The main rate of corporation tax is to be reduced from 28% to 24% by 1% per annum in the four years from 2011.

The small companies' rates of corporation tax will be reduced to 20%. The relevant profit limits for the small and marginal rates are unaltered.

Proposed reform of the corporation tax system will be announced in the autumn and are expected to include consultation on the taxation of intellectual property and the availability of R&D tax credits.

Simplification of the capital gains regime for groups for companies has been deferred until 2011.

A bank levy will be charged on bank balance sheets from 1 January 2011.

Capital allowances

The Annual Investment Allowance (AIA) will be reduced from £100,000 to £25,000 p.a. for expenditure incurred on or after 1 April 2012 for companies and 6 April 2012 for unincorporated businesses. Transitional rules will be introduced.

Writing down allowances will be reduced to 18% for plant and machinery main rate pool expenditure and 8% for the special rate pool and also take effect from 2012.

Anti-avoidance and other measure

Government will examine the feasibility of introducing a General Anti-Avoidance Rule. A paper setting out a new approach to tax policy proposes that a strategic approach to counter tax avoidance will be adopted in order to reduce specific anti-avoidance rules that create instability and uncertainty elsewhere in the tax system.

The taxation of non-domiciles will be reviewed.

Anti-avoidance legislation will apply from 2011 to prevent avoidance of income tax and NI through the use of Employee Benefit Trusts (including EFURBS), as previously proposed.

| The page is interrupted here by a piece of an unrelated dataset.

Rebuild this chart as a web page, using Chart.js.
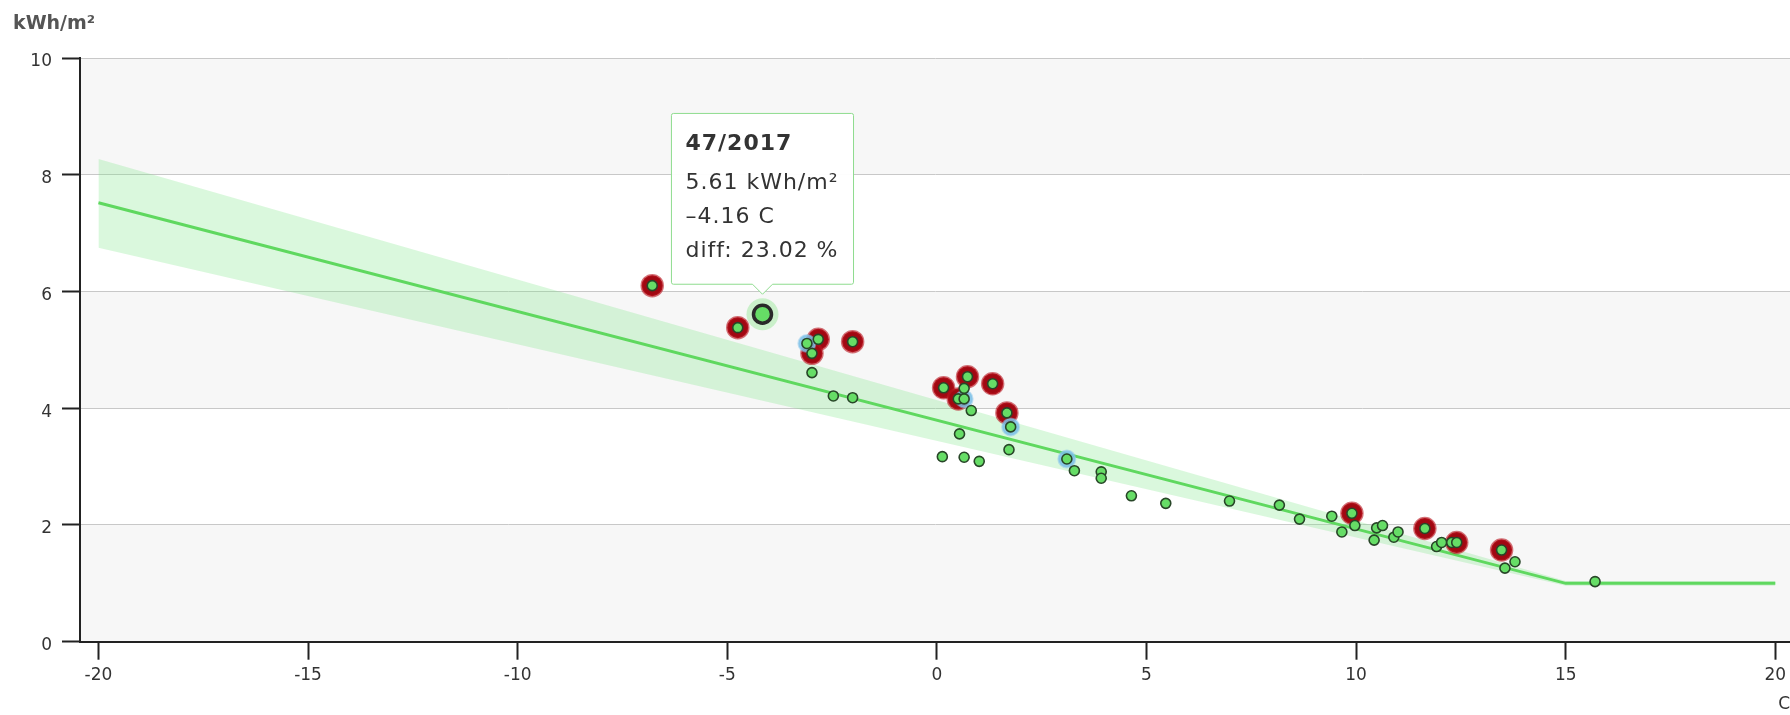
<!DOCTYPE html>
<html><head><meta charset="utf-8">
<script src="https://cdn.jsdelivr.net/npm/chart.js@4.4.0/dist/chart.umd.min.js"></script>
<style>html,body{margin:0;padding:0;background:#fff;} #wrap{width:1790px;height:715px;position:relative;}</style>
</head><body><div id="wrap"><canvas id="c"></canvas></div>
<script>
// ---- data ----
const yUnit = 'kWh/m²';
const xUnit = 'C';
const yTicks = [0, 2, 4, 6, 8, 10];
const xTicks = [-20, -15, -10, -5, 0, 5, 10, 15, 20];
const weekTemp = [-6.79, -4.75, -3.10, -2.83, -2.98, -2.01, -2.98, -2.47, -2.01, 0.16,
  0.73, 0.65, 0.51, 0.65, 0.82, 1.33, 1.67, 1.76, 0.54, 1.72,
  0.13, 0.65, 1.01, 3.10, 3.28, 3.92, 3.92, 4.64, 5.46, 6.98,
  8.17, 8.65, 9.42, 9.90, 9.97, 9.66, 10.49, 10.63, 10.43, 10.90,
  11.00, 11.64, 11.92, 12.04, 12.28, 12.40, 13.47, 13.79, 13.55, 15.70];
const weekEnergy = [6.10, 5.38, 5.11, 5.18, 4.94, 5.14, 4.61, 4.21, 4.18, 4.35,
  4.54, 4.34, 4.16, 4.16, 3.96, 4.42, 3.92, 3.68, 3.56, 3.29,
  3.17, 3.16, 3.09, 3.13, 2.93, 2.91, 2.80, 2.50, 2.37, 2.41,
  2.34, 2.10, 2.15, 2.20, 1.99, 1.88, 1.95, 1.99, 1.74, 1.79,
  1.88, 1.94, 1.63, 1.70, 1.70, 1.70, 1.57, 1.37, 1.26, 1.03];
// 1 = over model (red ring), 2 = flagged (blue ring), 0 = none
const ringType = [1, 1, 2, 1, 1, 1, 0, 0, 0, 1,
  1, 0, 1, 2, 0, 1, 1, 2, 0, 0,
  0, 0, 0, 2, 0, 0, 0, 0, 0, 0,
  0, 0, 0, 1, 0, 0, 0, 0, 0, 0,
  0, 1, 0, 0, 0, 1, 1, 0, 0, 0];
const modelTemp = [-20, 15, 20];
const modelEnergy = [7.52, 1.0, 1.0];
const bandUpper = [8.27, 1.04, 1.04];
const bandLower = [6.75, 0.96, 0.96];
const selWeek = '47/2017';
const selTemp = -4.16;
const selEnergy = 5.61;
const selDiff = 23.02;

// ---- build ----
const pts = (xs, ys) => xs.map((x, i) => ({x, y: ys[i]}));
const allPts = pts(weekTemp, weekEnergy);
const redPts = allPts.filter((p, i) => ringType[i] === 1);
const bluePts = allPts.filter((p, i) => ringType[i] === 2);
const selPt = [{x: selTemp, y: selEnergy}];
const fmt = v => v.toFixed(2).replace('-', '–');

Chart.defaults.font.family = 'DejaVu Sans';

const bgPlugin = {
  id: 'bg',
  beforeDraw(chart) {
    const {ctx, chartArea: a, scales: {y}} = chart;
    ctx.save();
    for (let i = 0; i < yTicks.length - 1; i++) {
      const top = y.getPixelForValue(yTicks[i + 1]);
      const bot = y.getPixelForValue(yTicks[i]);
      ctx.fillStyle = i % 2 === 0 ? '#f7f7f7' : '#ffffff';
      ctx.fillRect(a.left, top, a.right - a.left, bot - top);
    }
    ctx.restore();
  },
  beforeTooltipDraw(chart) {
    chart.ctx.letterSpacing = '1px';
  },
  afterTooltipDraw(chart) {
    chart.ctx.letterSpacing = '0px';
  },
  afterDraw(chart) {
    const ctx = chart.ctx;
    ctx.save();
    ctx.letterSpacing = '0px';
    ctx.font = 'bold 19px "DejaVu Sans"';
    ctx.fillStyle = '#555';
    ctx.textBaseline = 'alphabetic';
    ctx.textAlign = 'left';
    ctx.fillText(yUnit, 13, 29);
    ctx.restore();
  }
};

const greenDot = '#66dd66';
const chart = new Chart(document.getElementById('c'), {
  type: 'scatter',
  data: {
    datasets: [
      {label: 'sel', data: selPt, pointRadius: 9, pointHoverRadius: 9, backgroundColor: greenDot,
        borderColor: '#2a2a2a', borderWidth: 3.5, pointHoverBorderWidth: 3.5, hoverBorderColor: '#2a2a2a', hoverBackgroundColor: greenDot},
      {label: 'weeks', data: allPts, pointRadius: 5, backgroundColor: greenDot, borderColor: '#284628', borderWidth: 1.6},
      {label: 'flag', data: bluePts, pointRadius: 8.5, backgroundColor: 'rgba(120,190,230,0.85)', borderColor: 'rgba(140,200,235,0.5)', borderWidth: 2},
      {label: 'over', data: redPts, pointRadius: 10.5, backgroundColor: '#a00812', borderColor: 'rgba(185,20,30,0.6)', borderWidth: 2.5},
      {label: 'halo', data: selPt, pointRadius: 16, backgroundColor: 'rgba(130,228,130,0.38)', borderWidth: 0},
      {label: 'model', type: 'line', data: pts(modelTemp, modelEnergy), showLine: true, borderColor: '#5fd85f', borderWidth: 3, pointRadius: 0, fill: false, tension: 0},
      {label: 'upper', type: 'line', data: pts(modelTemp, bandUpper), showLine: true, borderWidth: 0, borderColor: 'rgba(0,0,0,0)', pointRadius: 0, fill: '+1', backgroundColor: 'rgba(120,230,130,0.27)', tension: 0},
      {label: 'lower', type: 'line', data: pts(modelTemp, bandLower), showLine: true, borderWidth: 0, borderColor: 'rgba(0,0,0,0)', pointRadius: 0, fill: false, tension: 0}
    ]
  },
  options: {
    responsive: true,
    maintainAspectRatio: false,
    animation: false,
    events: [],
    layout: {autoPadding: false, padding: {top: 58, right: 0, bottom: 0, left: 0}},
    scales: {
      x: {
        type: 'linear', min: -20.44, max: 20.35,
        afterBuildTicks: s => { s.ticks = xTicks.map(v => ({value: v})); },
        afterFit: s => { s.height = 73.3; s.paddingLeft = 0; s.paddingRight = 0; },
        grid: {drawOnChartArea: false, drawTicks: true, tickLength: 18, tickColor: '#222', tickWidth: 2},
        border: {color: '#222', width: 2},
        ticks: {font: {size: 17}, color: '#333', padding: 6, maxRotation: 0},
        title: {display: true, text: xUnit, align: 'end', font: {size: 17}, color: '#333', padding: 0}
      },
      y: {
        type: 'linear', min: 0, max: 10,
        afterBuildTicks: s => { s.ticks = yTicks.map(v => ({value: v})); },
        afterFit: s => { s.width = 80; },
        grid: {color: '#c8c8c8', lineWidth: 1, tickLength: 18, tickColor: '#222', tickWidth: 2},
        border: {color: '#222', width: 2},
        ticks: {font: {size: 17}, color: '#333', padding: 10, labelOffset: 4}
      }
    },
    plugins: {
      legend: {display: false},
      tooltip: {
        enabled: true,
        animation: false,
        yAlign: 'bottom',
        xAlign: 'center',
        backgroundColor: 'rgba(255,255,255,0.96)',
        borderColor: '#8fdc8f',
        borderWidth: 1,
        cornerRadius: 2,
        caretSize: 10,
        caretPadding: 20,
        displayColors: false,
        titleColor: '#333',
        bodyColor: '#333',
        titleFont: {size: 22, weight: 'bold'},
        bodyFont: {size: 22},
        titleMarginBottom: 12,
        bodySpacing: 7.6,
        padding: {top: 18, bottom: 20, left: 14, right: 26},
        filter: item => item.datasetIndex === 0,
        callbacks: {
          title: () => selWeek,
          label: c => [`${fmt(c.parsed.y)} ${yUnit}`, `${fmt(c.parsed.x)} ${xUnit}`, `diff: ${selDiff.toFixed(2)} %`]
        }
      }
    }
  },
  plugins: [bgPlugin]
});
chart.tooltip.setActiveElements([{datasetIndex: 0, index: 0}], {x: 0, y: 0});
chart.update();
</script></body></html>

Government has restated its pledge to review the taxation of small business and IR35; details will be released shortly.

No announcements have been made on the status of proposals made by the previous government for dealing with False Self-Employment in the construction industry or anti-avoidance measures to counteract income splitting (first announced in the 2008 Budget).

Proposals to retain the inheritance tax allowance at its 2010-11 level of £325,000 are unaltered.